**Direction**
What follows is a set of entries. Give them again exactly, without the pictures.

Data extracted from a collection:

[start]

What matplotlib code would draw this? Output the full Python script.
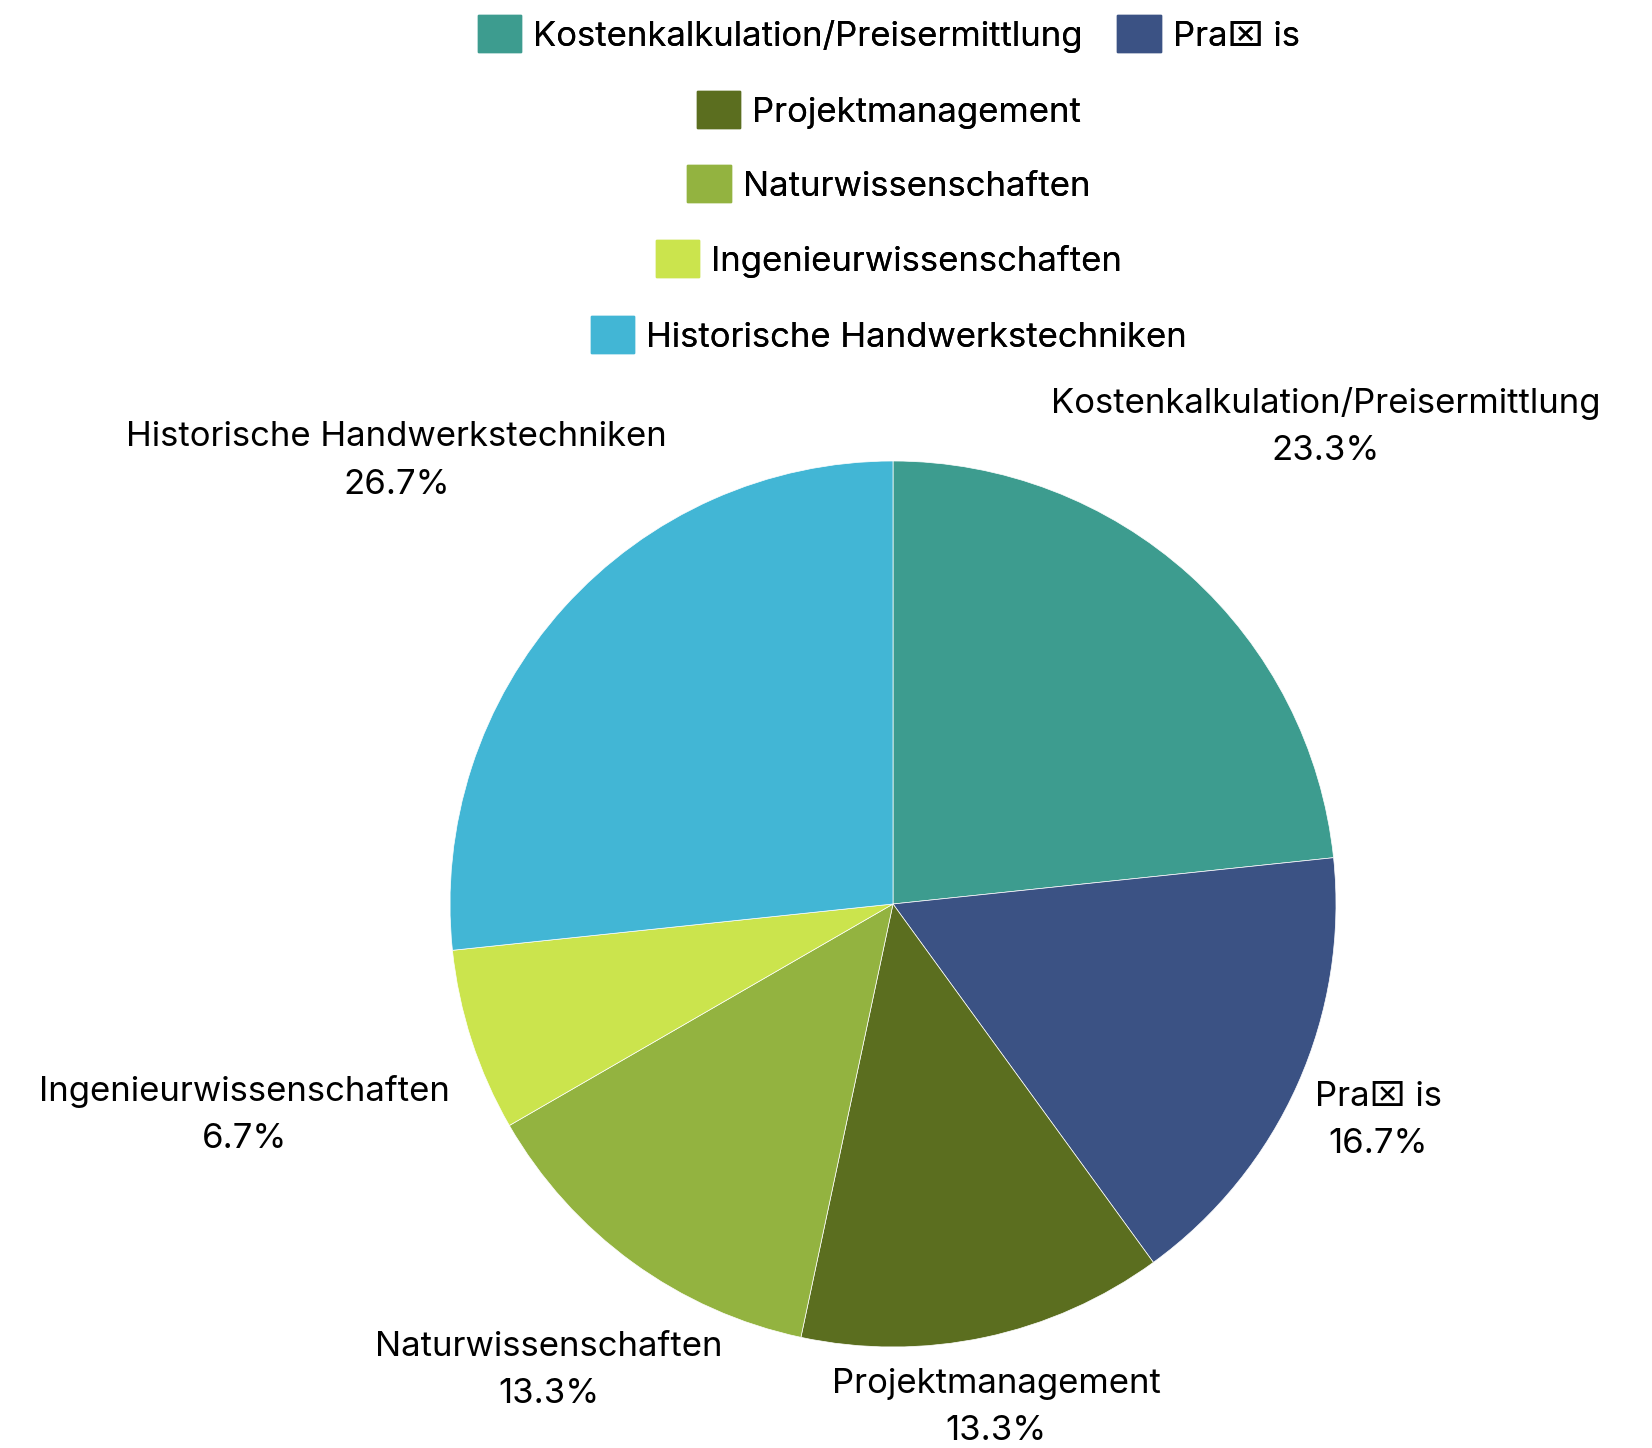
import matplotlib
matplotlib.use("Agg")
import matplotlib.pyplot as plt
from matplotlib.patches import Patch

plt.rcParams['font.family'] = ['Inter', 'DejaVu Sans']

# Anteile (Anzahl Nennungen)
categories = ["Kostenkalkulation/Preisermittlung", "Pra\u2327 is", "Projektmanagement",
              "Naturwissenschaften", "Ingenieurwissenschaften", "Historische Handwerkstechniken"]
counts = [7, 5, 4, 4, 2, 8]
colors = ["#3D9C8F", "#3B5284", "#5B6E1F", "#93B340", "#CBE44D", "#42B6D5"]

# Lage der Beschriftungen (Einheiten des Kreisradius)
label_pos = [(0.976, 1.076), (1.095, -0.488), (0.233, -1.136),
             (-0.776, -1.052), (-1.464, -0.476), (-1.121, 1.0)]

W, H = 1652, 1448
cx, cy, r = 893, 904, 443
fs = 25

fig = plt.figure(figsize=(W / 100, H / 100), dpi=100)
ax = fig.add_axes([0, 0, 1, 1])

wedges, _ = ax.pie(counts, colors=colors, startangle=90, counterclock=False,
                   wedgeprops=dict(linewidth=0.5, edgecolor="white"))

total = sum(counts)
for name, c, (x, y) in zip(categories, counts, label_pos):
    ax.text(x, y, f"{name}\n{100 * c / total:.1f}%", ha="center", va="center",
            fontsize=fs, linespacing=1.6, multialignment="center")

ax.set_aspect("auto")
ax.set_xlim(-cx / r, (W - cx) / r)
ax.set_ylim(-(H - cy) / r, cy / r)
ax.axis("off")

# Legende oben, zeilenweise zentriert
rows = [[0, 1], [2], [3], [4], [5]]
row_y = [34, 110, 184, 259, 335]
for idx, yy in zip(rows, row_y):
    handles = [Patch(facecolor=colors[i], edgecolor=colors[i]) for i in idx]
    leg = fig.legend(handles, [categories[i] for i in idx], ncol=len(idx),
                     loc="center", bbox_to_anchor=(0.538, 1 - yy / H),
                     frameon=False, fontsize=fs, handlelength=1.25, handleheight=1.25,
                     handletextpad=0.35, columnspacing=1.0, borderpad=0, borderaxespad=0)
    fig.add_artist(leg)

fig.savefig("out.png", dpi=100)
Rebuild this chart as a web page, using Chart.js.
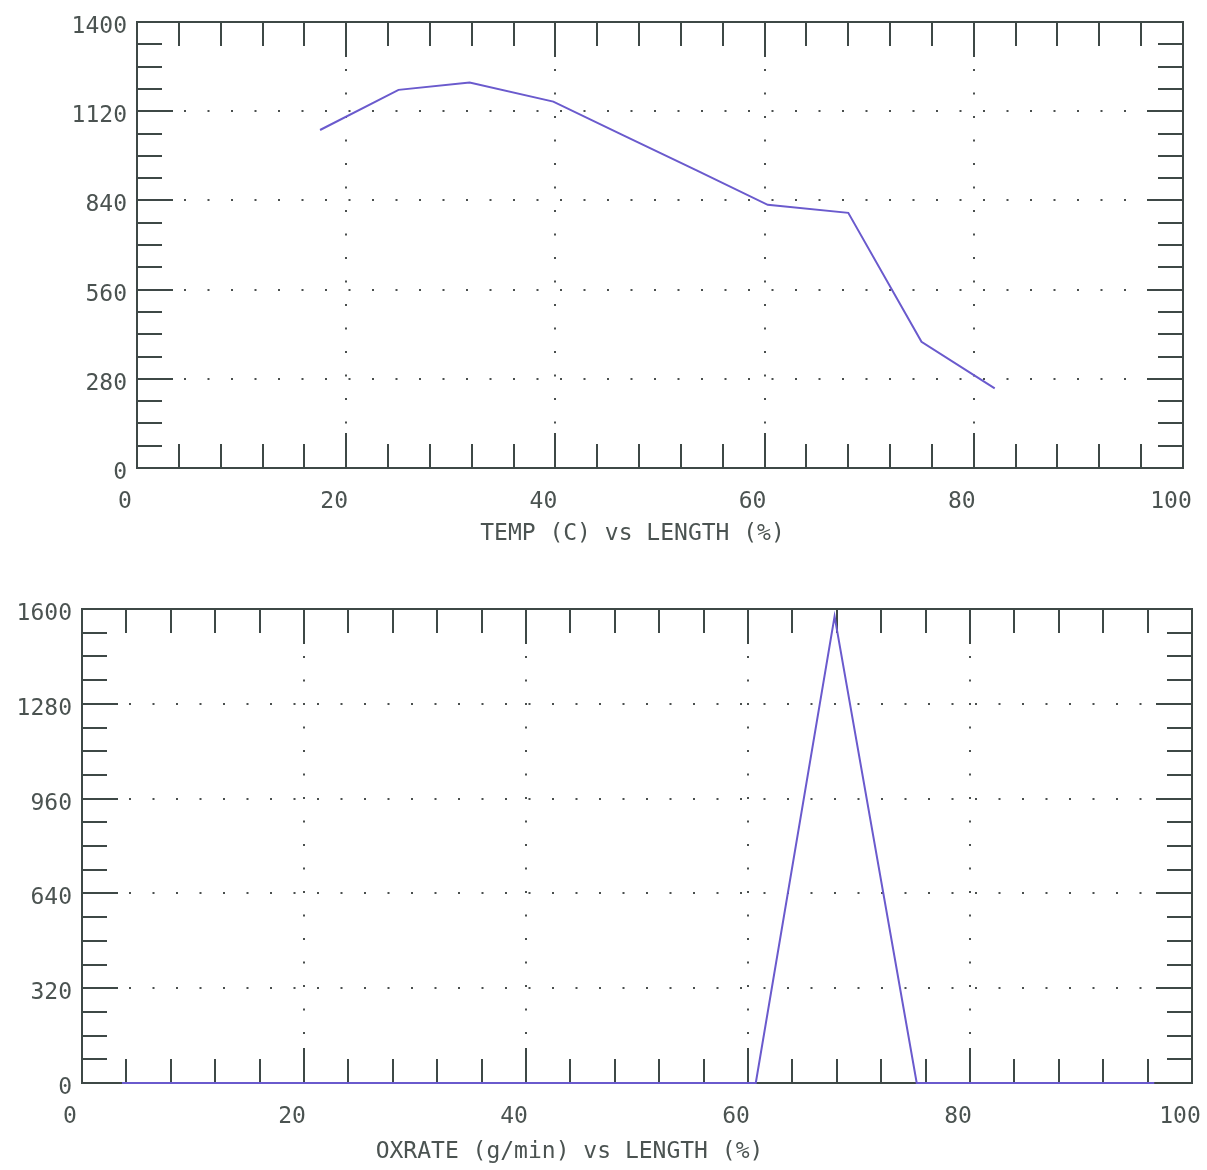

[end]

**Output for this exercise**
What matplotlib code would draw this? Output the full Python script.
import matplotlib
matplotlib.use("Agg")
import matplotlib.pyplot as plt
from matplotlib.patches import Patch

plt.rcParams['font.family'] = ['Inter', 'DejaVu Sans']

# Anteile (Anzahl Nennungen)
categories = ["Kostenkalkulation/Preisermittlung", "Pra\u2327 is", "Projektmanagement",
              "Naturwissenschaften", "Ingenieurwissenschaften", "Historische Handwerkstechniken"]
counts = [7, 5, 4, 4, 2, 8]
colors = ["#3D9C8F", "#3B5284", "#5B6E1F", "#93B340", "#CBE44D", "#42B6D5"]

# Lage der Beschriftungen (Einheiten des Kreisradius)
label_pos = [(0.976, 1.076), (1.095, -0.488), (0.233, -1.136),
             (-0.776, -1.052), (-1.464, -0.476), (-1.121, 1.0)]

W, H = 1652, 1448
cx, cy, r = 893, 904, 443
fs = 25

fig = plt.figure(figsize=(W / 100, H / 100), dpi=100)
ax = fig.add_axes([0, 0, 1, 1])

wedges, _ = ax.pie(counts, colors=colors, startangle=90, counterclock=False,
                   wedgeprops=dict(linewidth=0.5, edgecolor="white"))

total = sum(counts)
for name, c, (x, y) in zip(categories, counts, label_pos):
    ax.text(x, y, f"{name}\n{100 * c / total:.1f}%", ha="center", va="center",
            fontsize=fs, linespacing=1.6, multialignment="center")

ax.set_aspect("auto")
ax.set_xlim(-cx / r, (W - cx) / r)
ax.set_ylim(-(H - cy) / r, cy / r)
ax.axis("off")

# Legende oben, zeilenweise zentriert
rows = [[0, 1], [2], [3], [4], [5]]
row_y = [34, 110, 184, 259, 335]
for idx, yy in zip(rows, row_y):
    handles = [Patch(facecolor=colors[i], edgecolor=colors[i]) for i in idx]
    leg = fig.legend(handles, [categories[i] for i in idx], ncol=len(idx),
                     loc="center", bbox_to_anchor=(0.538, 1 - yy / H),
                     frameon=False, fontsize=fs, handlelength=1.25, handleheight=1.25,
                     handletextpad=0.35, columnspacing=1.0, borderpad=0, borderaxespad=0)
    fig.add_artist(leg)

fig.savefig("out.png", dpi=100)
Rebuild this chart as a web page, using Chart.js.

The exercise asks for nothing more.